--- Working data ---
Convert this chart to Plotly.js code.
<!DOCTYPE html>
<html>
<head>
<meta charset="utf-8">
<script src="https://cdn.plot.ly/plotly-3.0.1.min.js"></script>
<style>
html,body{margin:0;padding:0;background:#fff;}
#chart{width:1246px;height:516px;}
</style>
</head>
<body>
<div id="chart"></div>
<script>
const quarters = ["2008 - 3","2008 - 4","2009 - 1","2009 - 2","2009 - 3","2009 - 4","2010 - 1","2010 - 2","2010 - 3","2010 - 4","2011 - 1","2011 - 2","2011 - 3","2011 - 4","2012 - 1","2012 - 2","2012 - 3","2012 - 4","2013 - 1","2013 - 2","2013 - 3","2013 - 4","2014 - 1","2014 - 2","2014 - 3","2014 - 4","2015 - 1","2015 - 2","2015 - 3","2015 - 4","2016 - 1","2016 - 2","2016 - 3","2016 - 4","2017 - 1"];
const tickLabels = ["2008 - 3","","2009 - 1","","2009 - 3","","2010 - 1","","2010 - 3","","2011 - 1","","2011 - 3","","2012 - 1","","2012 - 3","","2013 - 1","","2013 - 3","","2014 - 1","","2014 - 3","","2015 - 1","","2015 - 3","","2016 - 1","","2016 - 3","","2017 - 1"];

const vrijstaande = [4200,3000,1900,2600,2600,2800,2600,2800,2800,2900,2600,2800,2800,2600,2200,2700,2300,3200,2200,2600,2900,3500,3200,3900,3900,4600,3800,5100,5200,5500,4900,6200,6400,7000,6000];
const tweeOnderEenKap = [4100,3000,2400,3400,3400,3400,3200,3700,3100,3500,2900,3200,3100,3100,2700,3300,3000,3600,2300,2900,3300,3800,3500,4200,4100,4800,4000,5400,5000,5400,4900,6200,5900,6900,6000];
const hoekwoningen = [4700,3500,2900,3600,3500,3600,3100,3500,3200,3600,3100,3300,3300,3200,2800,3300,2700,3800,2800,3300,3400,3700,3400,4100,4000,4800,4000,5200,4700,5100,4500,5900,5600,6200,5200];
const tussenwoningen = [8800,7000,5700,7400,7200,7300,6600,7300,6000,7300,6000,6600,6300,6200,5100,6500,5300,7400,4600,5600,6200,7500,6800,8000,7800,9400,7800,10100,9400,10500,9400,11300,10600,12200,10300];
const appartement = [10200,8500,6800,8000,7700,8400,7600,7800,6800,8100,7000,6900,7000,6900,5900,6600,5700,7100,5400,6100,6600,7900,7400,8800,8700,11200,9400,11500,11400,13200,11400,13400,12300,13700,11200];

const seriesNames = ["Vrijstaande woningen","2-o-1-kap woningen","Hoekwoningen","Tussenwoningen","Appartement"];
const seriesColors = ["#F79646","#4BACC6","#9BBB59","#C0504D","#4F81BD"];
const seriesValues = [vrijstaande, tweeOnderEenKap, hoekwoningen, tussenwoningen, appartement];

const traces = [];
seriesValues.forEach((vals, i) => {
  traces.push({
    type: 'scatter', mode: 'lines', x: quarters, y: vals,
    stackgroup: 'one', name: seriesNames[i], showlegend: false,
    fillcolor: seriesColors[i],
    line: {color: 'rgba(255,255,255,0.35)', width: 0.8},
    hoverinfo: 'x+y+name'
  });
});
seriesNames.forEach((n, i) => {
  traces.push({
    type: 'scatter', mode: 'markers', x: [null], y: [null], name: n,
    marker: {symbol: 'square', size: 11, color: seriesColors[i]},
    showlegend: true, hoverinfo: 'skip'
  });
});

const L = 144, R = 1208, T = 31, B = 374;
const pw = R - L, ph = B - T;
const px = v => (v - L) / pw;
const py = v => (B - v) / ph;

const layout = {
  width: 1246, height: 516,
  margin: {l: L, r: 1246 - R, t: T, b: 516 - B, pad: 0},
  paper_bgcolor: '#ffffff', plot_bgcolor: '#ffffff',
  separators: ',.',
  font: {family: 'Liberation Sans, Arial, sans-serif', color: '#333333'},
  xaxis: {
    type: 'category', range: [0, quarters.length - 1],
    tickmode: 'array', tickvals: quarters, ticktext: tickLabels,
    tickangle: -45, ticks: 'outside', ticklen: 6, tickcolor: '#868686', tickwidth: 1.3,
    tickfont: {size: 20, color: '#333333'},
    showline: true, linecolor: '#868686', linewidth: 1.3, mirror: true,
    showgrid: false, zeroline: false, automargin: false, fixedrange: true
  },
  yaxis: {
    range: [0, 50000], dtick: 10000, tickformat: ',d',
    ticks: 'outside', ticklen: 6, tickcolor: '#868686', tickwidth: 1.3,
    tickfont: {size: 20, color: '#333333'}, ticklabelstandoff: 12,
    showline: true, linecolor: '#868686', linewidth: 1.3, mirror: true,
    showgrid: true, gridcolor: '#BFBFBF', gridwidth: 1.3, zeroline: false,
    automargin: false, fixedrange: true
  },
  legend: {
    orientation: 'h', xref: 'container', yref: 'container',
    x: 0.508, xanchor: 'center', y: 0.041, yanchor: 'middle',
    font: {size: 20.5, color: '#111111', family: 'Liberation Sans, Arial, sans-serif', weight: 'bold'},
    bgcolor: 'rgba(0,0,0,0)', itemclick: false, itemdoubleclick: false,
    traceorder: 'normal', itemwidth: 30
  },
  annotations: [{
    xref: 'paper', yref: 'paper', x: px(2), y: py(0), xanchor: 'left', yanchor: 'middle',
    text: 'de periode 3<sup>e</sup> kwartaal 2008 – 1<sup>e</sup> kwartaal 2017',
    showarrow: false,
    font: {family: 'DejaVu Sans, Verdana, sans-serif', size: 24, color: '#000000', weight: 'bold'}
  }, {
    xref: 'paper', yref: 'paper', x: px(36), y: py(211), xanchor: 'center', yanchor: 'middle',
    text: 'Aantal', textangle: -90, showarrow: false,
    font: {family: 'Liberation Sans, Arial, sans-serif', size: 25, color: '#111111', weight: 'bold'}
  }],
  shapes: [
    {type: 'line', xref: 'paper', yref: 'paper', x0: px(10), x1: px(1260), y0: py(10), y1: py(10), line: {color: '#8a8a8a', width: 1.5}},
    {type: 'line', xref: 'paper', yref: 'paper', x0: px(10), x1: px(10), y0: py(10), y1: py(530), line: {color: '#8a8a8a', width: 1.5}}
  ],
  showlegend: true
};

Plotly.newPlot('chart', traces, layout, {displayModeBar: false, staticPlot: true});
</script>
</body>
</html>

--

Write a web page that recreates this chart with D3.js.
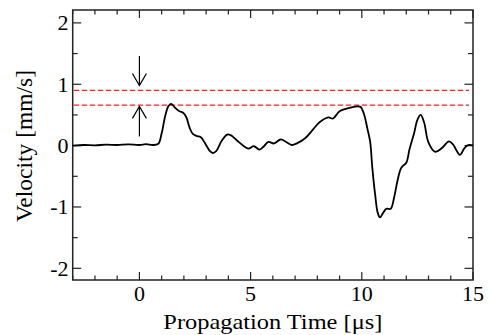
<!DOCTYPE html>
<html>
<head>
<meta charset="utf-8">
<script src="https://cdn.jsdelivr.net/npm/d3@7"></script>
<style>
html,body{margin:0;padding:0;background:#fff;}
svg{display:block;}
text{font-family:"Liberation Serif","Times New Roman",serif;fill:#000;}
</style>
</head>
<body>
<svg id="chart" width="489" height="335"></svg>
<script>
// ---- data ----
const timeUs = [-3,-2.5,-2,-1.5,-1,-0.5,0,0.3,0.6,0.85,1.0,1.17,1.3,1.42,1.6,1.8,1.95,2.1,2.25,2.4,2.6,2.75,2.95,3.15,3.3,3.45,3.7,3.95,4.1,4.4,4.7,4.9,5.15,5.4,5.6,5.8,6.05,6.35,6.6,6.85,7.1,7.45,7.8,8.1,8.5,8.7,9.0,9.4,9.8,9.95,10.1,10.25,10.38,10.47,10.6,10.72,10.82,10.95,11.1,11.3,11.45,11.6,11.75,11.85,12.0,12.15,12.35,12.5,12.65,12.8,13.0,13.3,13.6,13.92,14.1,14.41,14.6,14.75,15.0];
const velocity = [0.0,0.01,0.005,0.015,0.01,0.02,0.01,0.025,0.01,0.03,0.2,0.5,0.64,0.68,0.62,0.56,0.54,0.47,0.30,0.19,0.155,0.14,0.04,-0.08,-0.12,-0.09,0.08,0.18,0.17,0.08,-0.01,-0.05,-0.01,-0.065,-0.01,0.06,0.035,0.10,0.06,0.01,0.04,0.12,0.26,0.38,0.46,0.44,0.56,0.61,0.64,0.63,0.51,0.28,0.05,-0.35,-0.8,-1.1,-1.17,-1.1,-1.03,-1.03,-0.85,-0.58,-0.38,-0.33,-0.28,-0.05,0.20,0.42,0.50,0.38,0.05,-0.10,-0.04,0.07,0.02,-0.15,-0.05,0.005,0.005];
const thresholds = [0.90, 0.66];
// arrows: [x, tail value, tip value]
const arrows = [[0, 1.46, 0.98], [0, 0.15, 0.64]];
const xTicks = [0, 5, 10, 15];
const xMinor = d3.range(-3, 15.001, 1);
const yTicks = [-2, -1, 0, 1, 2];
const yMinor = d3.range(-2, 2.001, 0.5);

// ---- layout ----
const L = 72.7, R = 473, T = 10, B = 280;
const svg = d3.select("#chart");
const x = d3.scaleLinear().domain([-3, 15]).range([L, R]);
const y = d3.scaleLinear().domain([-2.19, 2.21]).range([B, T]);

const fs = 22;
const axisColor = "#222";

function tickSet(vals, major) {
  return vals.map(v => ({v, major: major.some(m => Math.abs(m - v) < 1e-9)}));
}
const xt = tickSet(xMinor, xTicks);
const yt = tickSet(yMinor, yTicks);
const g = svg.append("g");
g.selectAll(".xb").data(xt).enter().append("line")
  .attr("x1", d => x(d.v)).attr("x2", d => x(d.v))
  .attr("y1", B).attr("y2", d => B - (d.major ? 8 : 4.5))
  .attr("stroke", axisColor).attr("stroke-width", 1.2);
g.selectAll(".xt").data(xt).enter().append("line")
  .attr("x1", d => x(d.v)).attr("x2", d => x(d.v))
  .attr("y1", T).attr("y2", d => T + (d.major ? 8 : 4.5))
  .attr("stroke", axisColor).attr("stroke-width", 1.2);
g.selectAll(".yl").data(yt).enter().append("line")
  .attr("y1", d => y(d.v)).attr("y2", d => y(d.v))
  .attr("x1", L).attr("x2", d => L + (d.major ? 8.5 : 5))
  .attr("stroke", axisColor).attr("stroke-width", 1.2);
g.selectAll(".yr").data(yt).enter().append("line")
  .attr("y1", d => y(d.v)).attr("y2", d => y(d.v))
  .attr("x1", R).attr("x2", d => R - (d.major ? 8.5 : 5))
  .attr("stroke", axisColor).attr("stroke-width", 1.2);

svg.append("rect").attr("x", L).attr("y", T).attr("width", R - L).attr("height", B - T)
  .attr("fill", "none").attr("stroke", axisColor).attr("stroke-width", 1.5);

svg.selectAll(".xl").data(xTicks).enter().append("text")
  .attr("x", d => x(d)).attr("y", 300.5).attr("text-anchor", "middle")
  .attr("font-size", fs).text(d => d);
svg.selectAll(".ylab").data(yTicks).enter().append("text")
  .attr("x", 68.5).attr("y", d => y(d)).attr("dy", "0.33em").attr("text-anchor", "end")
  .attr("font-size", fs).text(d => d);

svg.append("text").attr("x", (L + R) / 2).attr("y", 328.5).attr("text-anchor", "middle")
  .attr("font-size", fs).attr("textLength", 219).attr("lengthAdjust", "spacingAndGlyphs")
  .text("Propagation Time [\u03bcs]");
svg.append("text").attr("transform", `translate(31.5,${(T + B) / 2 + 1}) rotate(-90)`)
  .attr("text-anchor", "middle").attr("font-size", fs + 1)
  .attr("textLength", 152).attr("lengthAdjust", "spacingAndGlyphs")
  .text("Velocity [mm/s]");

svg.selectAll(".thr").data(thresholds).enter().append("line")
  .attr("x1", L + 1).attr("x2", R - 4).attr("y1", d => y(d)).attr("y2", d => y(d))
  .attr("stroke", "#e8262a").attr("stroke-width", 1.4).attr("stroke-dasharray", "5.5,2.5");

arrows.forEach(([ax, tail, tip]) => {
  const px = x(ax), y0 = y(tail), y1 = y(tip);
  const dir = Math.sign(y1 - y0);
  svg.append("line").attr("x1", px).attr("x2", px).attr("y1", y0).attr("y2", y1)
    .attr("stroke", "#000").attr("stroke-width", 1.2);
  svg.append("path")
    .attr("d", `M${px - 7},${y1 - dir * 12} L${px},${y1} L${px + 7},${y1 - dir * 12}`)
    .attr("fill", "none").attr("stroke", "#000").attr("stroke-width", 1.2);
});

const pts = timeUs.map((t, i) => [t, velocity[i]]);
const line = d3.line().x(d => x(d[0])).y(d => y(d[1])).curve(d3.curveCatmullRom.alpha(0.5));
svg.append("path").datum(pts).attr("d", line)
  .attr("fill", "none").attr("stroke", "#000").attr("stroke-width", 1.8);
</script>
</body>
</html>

--

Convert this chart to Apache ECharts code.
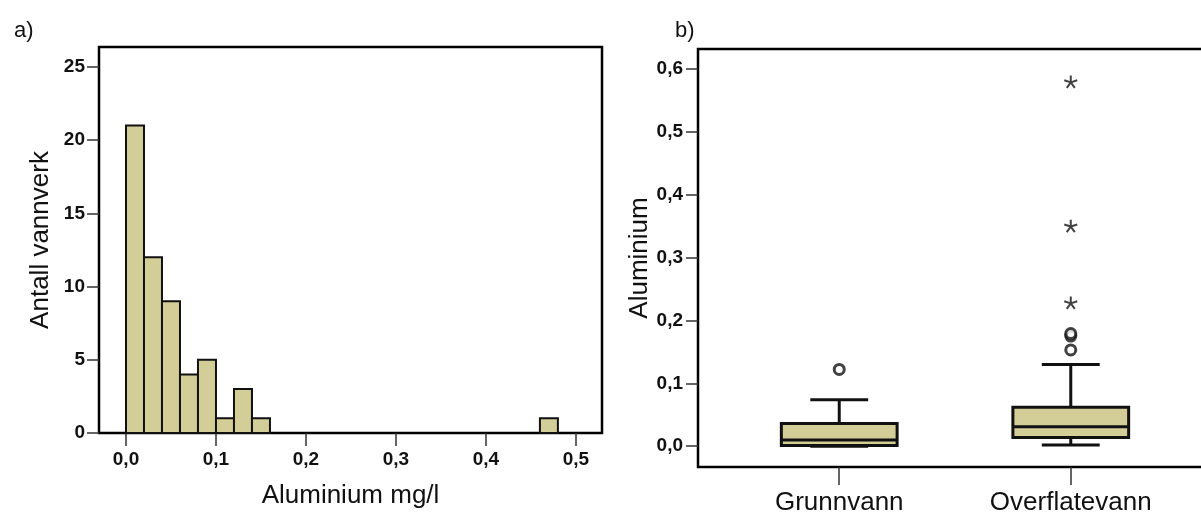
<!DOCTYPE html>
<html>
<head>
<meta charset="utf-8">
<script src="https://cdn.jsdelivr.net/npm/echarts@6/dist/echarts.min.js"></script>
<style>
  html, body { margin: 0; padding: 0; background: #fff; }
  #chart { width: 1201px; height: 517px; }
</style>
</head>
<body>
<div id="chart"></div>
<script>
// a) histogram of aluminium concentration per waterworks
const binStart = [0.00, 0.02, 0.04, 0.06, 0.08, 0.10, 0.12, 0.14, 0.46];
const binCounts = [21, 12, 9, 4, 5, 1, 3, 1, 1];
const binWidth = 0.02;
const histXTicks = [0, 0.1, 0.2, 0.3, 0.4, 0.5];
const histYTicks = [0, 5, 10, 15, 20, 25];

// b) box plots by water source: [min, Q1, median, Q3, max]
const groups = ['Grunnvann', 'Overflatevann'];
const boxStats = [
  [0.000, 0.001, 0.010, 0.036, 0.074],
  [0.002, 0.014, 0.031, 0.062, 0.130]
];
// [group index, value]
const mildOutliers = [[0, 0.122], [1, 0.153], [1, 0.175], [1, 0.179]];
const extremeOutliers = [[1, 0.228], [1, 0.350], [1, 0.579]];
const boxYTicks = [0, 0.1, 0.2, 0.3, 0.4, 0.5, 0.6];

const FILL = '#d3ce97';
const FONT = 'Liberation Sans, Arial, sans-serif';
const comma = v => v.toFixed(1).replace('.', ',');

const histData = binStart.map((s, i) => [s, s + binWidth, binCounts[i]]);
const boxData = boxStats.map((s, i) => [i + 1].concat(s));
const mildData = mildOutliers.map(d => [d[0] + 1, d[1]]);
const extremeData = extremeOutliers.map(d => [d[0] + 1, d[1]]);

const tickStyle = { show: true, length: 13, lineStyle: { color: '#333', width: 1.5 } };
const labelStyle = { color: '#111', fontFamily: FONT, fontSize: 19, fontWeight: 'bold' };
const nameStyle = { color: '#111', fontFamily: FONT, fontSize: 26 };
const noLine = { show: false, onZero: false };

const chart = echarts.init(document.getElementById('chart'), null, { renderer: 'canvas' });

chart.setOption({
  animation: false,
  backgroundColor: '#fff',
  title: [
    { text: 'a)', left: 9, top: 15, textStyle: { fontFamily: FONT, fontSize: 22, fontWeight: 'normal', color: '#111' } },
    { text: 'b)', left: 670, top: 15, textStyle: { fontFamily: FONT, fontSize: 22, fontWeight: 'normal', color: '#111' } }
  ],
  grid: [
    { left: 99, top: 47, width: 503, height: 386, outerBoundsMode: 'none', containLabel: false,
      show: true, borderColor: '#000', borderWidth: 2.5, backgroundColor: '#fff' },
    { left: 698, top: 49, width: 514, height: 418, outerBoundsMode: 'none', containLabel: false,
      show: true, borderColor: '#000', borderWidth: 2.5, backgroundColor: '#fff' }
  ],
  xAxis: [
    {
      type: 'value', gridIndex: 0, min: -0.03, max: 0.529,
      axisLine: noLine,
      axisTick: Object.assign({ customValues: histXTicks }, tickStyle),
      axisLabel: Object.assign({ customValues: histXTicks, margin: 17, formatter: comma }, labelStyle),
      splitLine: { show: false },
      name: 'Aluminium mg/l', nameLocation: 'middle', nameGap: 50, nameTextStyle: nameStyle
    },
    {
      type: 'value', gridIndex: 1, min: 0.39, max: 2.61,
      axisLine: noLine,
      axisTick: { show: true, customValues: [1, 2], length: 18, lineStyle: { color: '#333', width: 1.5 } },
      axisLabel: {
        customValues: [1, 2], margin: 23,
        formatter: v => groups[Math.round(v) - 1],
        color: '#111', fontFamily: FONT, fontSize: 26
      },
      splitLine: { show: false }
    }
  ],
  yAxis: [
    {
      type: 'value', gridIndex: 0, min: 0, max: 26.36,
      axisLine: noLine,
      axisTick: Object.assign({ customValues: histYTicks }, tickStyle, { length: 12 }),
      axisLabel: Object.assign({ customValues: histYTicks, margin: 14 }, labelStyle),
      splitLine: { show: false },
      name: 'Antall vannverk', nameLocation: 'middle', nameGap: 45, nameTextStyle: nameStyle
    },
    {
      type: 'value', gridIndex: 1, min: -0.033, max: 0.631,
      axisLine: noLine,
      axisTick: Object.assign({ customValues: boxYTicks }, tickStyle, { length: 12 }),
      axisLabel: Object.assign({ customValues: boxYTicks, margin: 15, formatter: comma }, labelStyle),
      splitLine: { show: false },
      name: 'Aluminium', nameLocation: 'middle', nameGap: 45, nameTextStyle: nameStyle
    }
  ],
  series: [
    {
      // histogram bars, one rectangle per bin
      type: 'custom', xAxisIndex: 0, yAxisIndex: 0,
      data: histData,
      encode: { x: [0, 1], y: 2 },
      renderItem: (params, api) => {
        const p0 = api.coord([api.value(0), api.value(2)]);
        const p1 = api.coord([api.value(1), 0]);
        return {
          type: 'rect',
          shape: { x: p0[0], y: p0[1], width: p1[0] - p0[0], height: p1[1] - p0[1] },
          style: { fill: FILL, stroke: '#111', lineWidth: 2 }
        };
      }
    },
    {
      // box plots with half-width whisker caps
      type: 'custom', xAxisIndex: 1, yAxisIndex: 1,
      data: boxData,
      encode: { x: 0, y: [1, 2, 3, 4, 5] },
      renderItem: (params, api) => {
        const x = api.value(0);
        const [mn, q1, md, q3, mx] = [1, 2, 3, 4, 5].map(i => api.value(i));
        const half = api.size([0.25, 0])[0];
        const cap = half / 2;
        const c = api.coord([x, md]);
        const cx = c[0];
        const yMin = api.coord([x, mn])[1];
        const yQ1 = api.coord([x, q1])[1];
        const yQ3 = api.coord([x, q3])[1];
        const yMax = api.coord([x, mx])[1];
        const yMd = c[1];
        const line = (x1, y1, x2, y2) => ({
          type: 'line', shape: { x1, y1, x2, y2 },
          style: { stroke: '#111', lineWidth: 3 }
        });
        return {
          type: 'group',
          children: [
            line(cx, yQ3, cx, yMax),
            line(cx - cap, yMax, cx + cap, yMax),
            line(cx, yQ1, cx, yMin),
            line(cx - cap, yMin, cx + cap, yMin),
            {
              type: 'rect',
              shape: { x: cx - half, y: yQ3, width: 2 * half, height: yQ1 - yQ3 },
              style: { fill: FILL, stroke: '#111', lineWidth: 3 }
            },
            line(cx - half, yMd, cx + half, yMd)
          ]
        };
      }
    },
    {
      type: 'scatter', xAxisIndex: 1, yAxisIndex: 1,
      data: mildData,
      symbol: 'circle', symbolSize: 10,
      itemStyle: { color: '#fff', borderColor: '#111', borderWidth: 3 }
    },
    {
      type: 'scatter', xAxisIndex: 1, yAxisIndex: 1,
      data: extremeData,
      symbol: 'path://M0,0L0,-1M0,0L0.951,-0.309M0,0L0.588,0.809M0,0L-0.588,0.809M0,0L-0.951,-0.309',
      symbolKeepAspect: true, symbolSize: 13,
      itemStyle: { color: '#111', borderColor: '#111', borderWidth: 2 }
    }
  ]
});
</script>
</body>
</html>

--- Direction ---
Check each line of the records for the word "this", and show the lines that contain it.

--- Correct answer ---
Convert this chart to Plotly.js code.
Write a web page that recreates this chart with D3.js.
Convert this chart to Apache ECharts code.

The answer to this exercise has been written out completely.